One of the hardest aspects of investing is losing money. But there isn't any way to avoid it. Stick around long enough, take enough positions, and you will lose money. Plus, there are multiple ways to lose. How you deal with loss is important.
Capital loss is what most people think of when they ponder "losses."
Capital loss, of course, is selling something for less than what you paid. As the opposite of capital gains, everyone understands capital loss.
If you have a diversified portfolio, you will have losses in one or more of your positions. It is inevitable. No long-term investor with a significant size portfolio has had 100% winning positions forever. It just doesn't happen.
But capital losses aren't the only type of losses.
For example, many people with "paper losses" sit around waiting for the stock to rise back to "what they paid" in order to avoid loss. Often this poorly thought out strategy leads to even greater capital losses.
But even when the stock price does return to the purchase level, the opportunity cost loss may be even greater.
Opportunity cost loss is what you give up by not taking a particular path. For example, if you uncover a particularly appealing stock, but fail to invest, and the stock starts to rise, you have "lost" the money you might have made had you acted sooner.
If you let opportunity cost bother you, it often leads to greater opportunity cost loss. After all, most great stock runs start somewhere. If you insist on entering only at the lowest point on the chart, you will never make money.
Don't let the feeling of opportunity cost loss prevent you from taking action.
Another common type of opportunity cost loss is when you discover a new investment opportunity, but you don't have cash. In this situation, you have to compare your new possibility with all of your existing investments. If the new opportunity presents a greater risk/reward ratio, you should sell some current holdings to pay for the new positions. Otherwise, your "loss" will be the difference between what you make on your current investment, and what you might have gained on the new position.
You have to be unconcerned about opportunity cost loss.
Take action. Delay is costly.
"Time is money."
Truer words were never spoken. Time value loss is just as real as other types of loss.
A common example is holding a bond that has been called, but failing to send the bond in to be redeemed. Called bonds stop earning interest the day they are called.
The failure to reallocate money such as redeemed money is as real a "loss" as other types of loss. It is harder to calculate the value of the loss, but it is a loss just the same. "Parking money" simply because you haven't thought about what to do with it, usually equates to time value loss. If you sit on money for three months, you have lost the difference between money market rates and CD rates while procrastinating.

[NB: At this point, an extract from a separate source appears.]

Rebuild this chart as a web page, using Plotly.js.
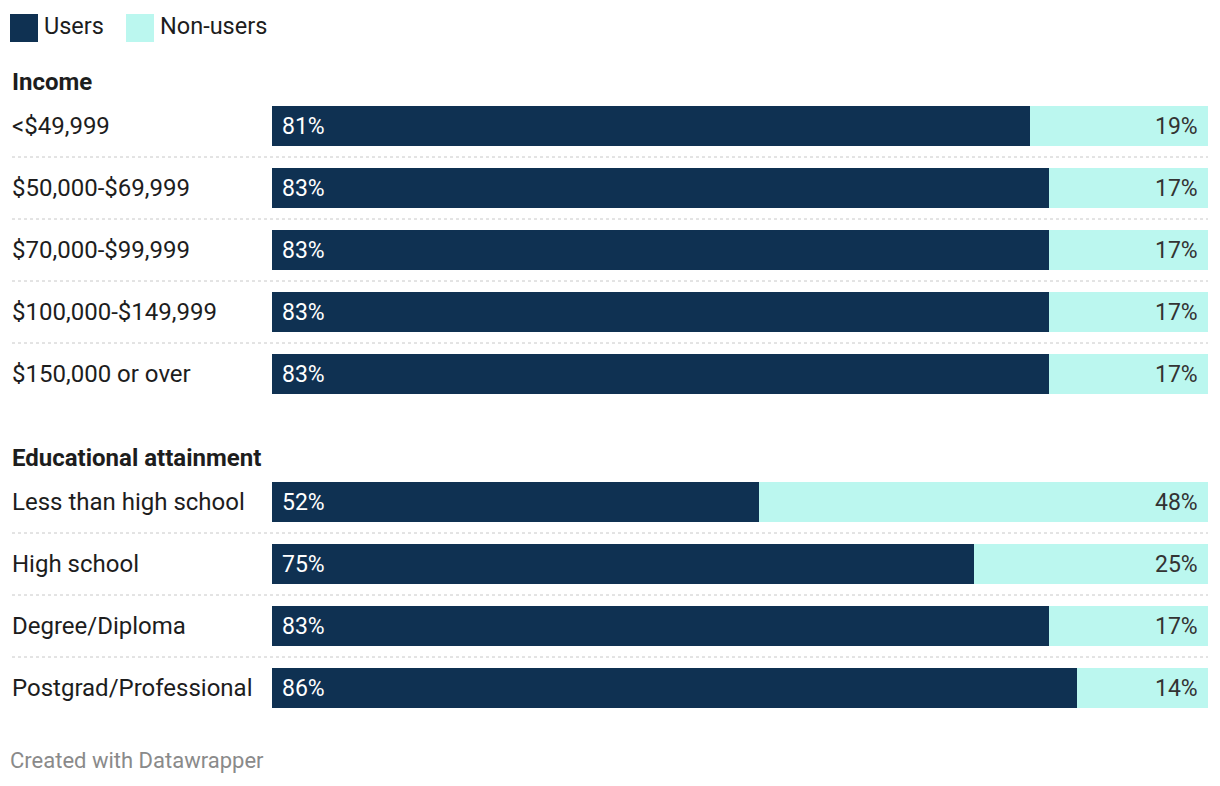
<!DOCTYPE html>
<html>
<head>
<meta charset="utf-8">
<script src="https://cdn.plot.ly/plotly-3.0.1.min.js"></script>
<style>
  html, body { margin: 0; padding: 0; background: #ffffff; }
  #chart { width: 1220px; height: 786px; }
</style>
</head>
<body>
<div id="chart"></div>
<script>
// ---- Data ----
const seriesNames = ["Users", "Non-users"];
const incomeTitle = "Income";
const incomeLabels = ["<$49,999", "$50,000-$69,999", "$70,000-$99,999", "$100,000-$149,999", "$150,000 or over"];
const incomeUsers = [81, 83, 83, 83, 83];
const incomeNonUsers = [19, 17, 17, 17, 17];
const educationTitle = "Educational attainment";
const educationLabels = ["Less than high school", "High school", "Degree/Diploma", "Postgrad/Professional"];
const educationUsers = [52, 75, 83, 86];
const educationNonUsers = [48, 25, 17, 14];
const footerText = "Created with Datawrapper";

// ---- Layout helpers (pixel geometry) ----
const W = 1220, H = 786;
const L = 272, R = 12;
const plotW = W - L - R;
const px = x => (x - L) / plotW; // pixel x -> paper x
const COLOR_USERS = "#0f3152";
const COLOR_NON = "#bbf7ef";
const FONT = "Roboto, 'Open Sans', sans-serif";
const LABEL_SIZE = 24;
const VALUE_SIZE = 23;

const groups = [
  { title: incomeTitle, labels: incomeLabels, users: incomeUsers, non: incomeNonUsers },
  { title: educationTitle, labels: educationLabels, users: educationUsers, non: educationNonUsers }
];

const yCat = [], xUsers = [], xNon = [], headers = [], rowLabels = [];
let cursor = 82;
groups.forEach((g, gi) => {
  headers.push({ text: g.title, y: cursor });
  const start = cursor + 44;
  g.labels.forEach((lab, i) => {
    const y = start + 62 * i;
    yCat.push(y);
    xUsers.push(g.users[i]);
    xNon.push(g.non[i]);
    rowLabels.push({ text: lab, y: y, sep: i < g.labels.length - 1 ? y + 31 : null });
  });
  cursor = start + 62 * (g.labels.length - 1) + 84;
});

const traces = [
  {
    type: "bar", orientation: "h", name: seriesNames[0],
    x: xUsers, y: yCat, width: 40,
    marker: { color: COLOR_USERS, line: { width: 0 } },
    hoverinfo: "skip", showlegend: false
  },
  {
    type: "bar", orientation: "h", name: seriesNames[1],
    x: xNon, y: yCat, width: 40,
    marker: { color: COLOR_NON, line: { width: 0 } },
    hoverinfo: "skip", showlegend: false
  }
];

const annotations = [];
const shapes = [];

// Legend
[ [10, COLOR_USERS, seriesNames[0], 42], [126, COLOR_NON, seriesNames[1], 158] ].forEach(([x0, c, t, tx]) => {
  shapes.push({ type: "rect", xref: "paper", yref: "y", x0: px(x0), x1: px(x0 + 28), y0: 14, y1: 42,
    fillcolor: c, line: { width: 0 } });
  annotations.push({ xref: "paper", yref: "y", x: px(tx), y: 26, text: t, showarrow: false,
    xanchor: "left", yanchor: "middle", font: { family: FONT, size: LABEL_SIZE - 0.5, color: "#1d1d1d" } });
});

// Group headers
headers.forEach(h => {
  annotations.push({ xref: "paper", yref: "y", x: px(12), y: h.y, text: "<b>" + h.text + "</b>",
    showarrow: false, xanchor: "left", yanchor: "middle", xshift: -2,
    font: { family: FONT, size: LABEL_SIZE, color: "#1d1d1d" } });
});

// Row labels and separators
rowLabels.forEach(r => {
  annotations.push({ xref: "paper", yref: "y", x: px(12), y: r.y, text: r.text,
    showarrow: false, xanchor: "left", yanchor: "middle", xshift: -2,
    font: { family: FONT, size: LABEL_SIZE, color: "#1d1d1d" } });
  if (r.sep !== null) {
    shapes.push({ type: "line", xref: "paper", yref: "y", x0: px(12), x1: 1, y0: r.sep, y1: r.sep,
      line: { color: "#c8c8c8", width: 1, dash: "dot" } });
  }
});

// Value labels
yCat.forEach((y, i) => {
  annotations.push({ xref: "x", yref: "y", x: 0, y: y, text: xUsers[i] + "%", showarrow: false,
    xanchor: "left", yanchor: "middle", xshift: 8,
    font: { family: FONT, size: VALUE_SIZE, color: "#ffffff" } });
  annotations.push({ xref: "x", yref: "y", x: xUsers[i] + xNon[i], y: y, text: xNon[i] + "%", showarrow: false,
    xanchor: "right", yanchor: "middle", xshift: -8,
    font: { family: FONT, size: VALUE_SIZE, color: "#333333" } });
});

// Footer
annotations.push({ xref: "paper", yref: "y", x: px(10), y: 760, text: footerText, showarrow: false,
  xanchor: "left", yanchor: "middle", xshift: -2,
  font: { family: FONT, size: 22, color: "#8a8a8a" } });

const layout = {
  width: W, height: H,
  margin: { l: L, r: R, t: 0, b: 0, pad: 0 },
  paper_bgcolor: "#ffffff", plot_bgcolor: "#ffffff",
  barmode: "stack", bargap: 0,
  showlegend: false,
  xaxis: { range: [0, 100], visible: false, fixedrange: true },
  yaxis: { range: [H, 0], visible: false, fixedrange: true },
  annotations: annotations,
  shapes: shapes,
  font: { family: FONT }
};

Plotly.newPlot("chart", traces, layout, { displayModeBar: false, staticPlot: true });
</script>
</body>
</html>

You must make a conscious decision for your capital.
This common type of loss comes from failing to picture your entire portfolio as a single object. While focusing all of your attention on the 10% of money you have in stocks, the 90% position you have in cash overwhelms your total return. Even if you pick great stocks, the asset allocation decision is the single most important.
A 50% return on a stock that represents 10% of your investable assets, with everything else in cash, is hardly great wealth management. You may boast about your great stock picking, but the person who chose an 80% allocation towards stocks that rose just 10%, had a greater total monetary return than you. With a lot less risk. (Assumes 4% return on cash.)
Look at the big picture.
Perhaps the most common form of loss is "paper loss," or unrealized losses. "I haven't lost anything until I sell," is the mantra most people quote when faced with paper losses.
The problem with paper loss is that they force most people into denial. Rather than coming up with a new reason to hold the stock, at its lower price, they start hoping it will rise.
What paper losses should really do is force you into a reexamination of why you own a stock. There are only three possible decisions when you reexamine a position with paper losses.
Paper losses should force you to "reexamine your original premise." This assumes, of course, that you had a rational premise for owning the stock in the first place.
Make sure you know why you own a stock. It is the only way to handle paper losses.
Many people hold stocks that are higher than their purchase price, but far off the highest price the stock has reached. Some people look at the difference between what they might have, if they sold at the high, and what they have now, as lost money.
If you do this, it is an indication that volatility bothers you. You need to be comfortable with volatile stocks in order to hold them. And this means being comfortable with "off the high losses" during your holding period.
You may never recover "off the high losses."
If you invest long enough, you will encounter all of these types of losses. If you let loss paralyze you, you'll never succeed in the markets.
The best approach, we feel, is continual and constant addition of new money, from your income stream, to your investment assets. It's the traditional approach of a "savings" plan.
A disciplined savings approach, with a viewpoint of your entire portfolio and not just your stocks, will allow you to eventually overcome any of the above losses, and keep going.
Investing is a double edged sword, and to succeed over the long term, you need to withstand losses over time. Withdrawing from the market is the only way to guarantee that your losses are permanent.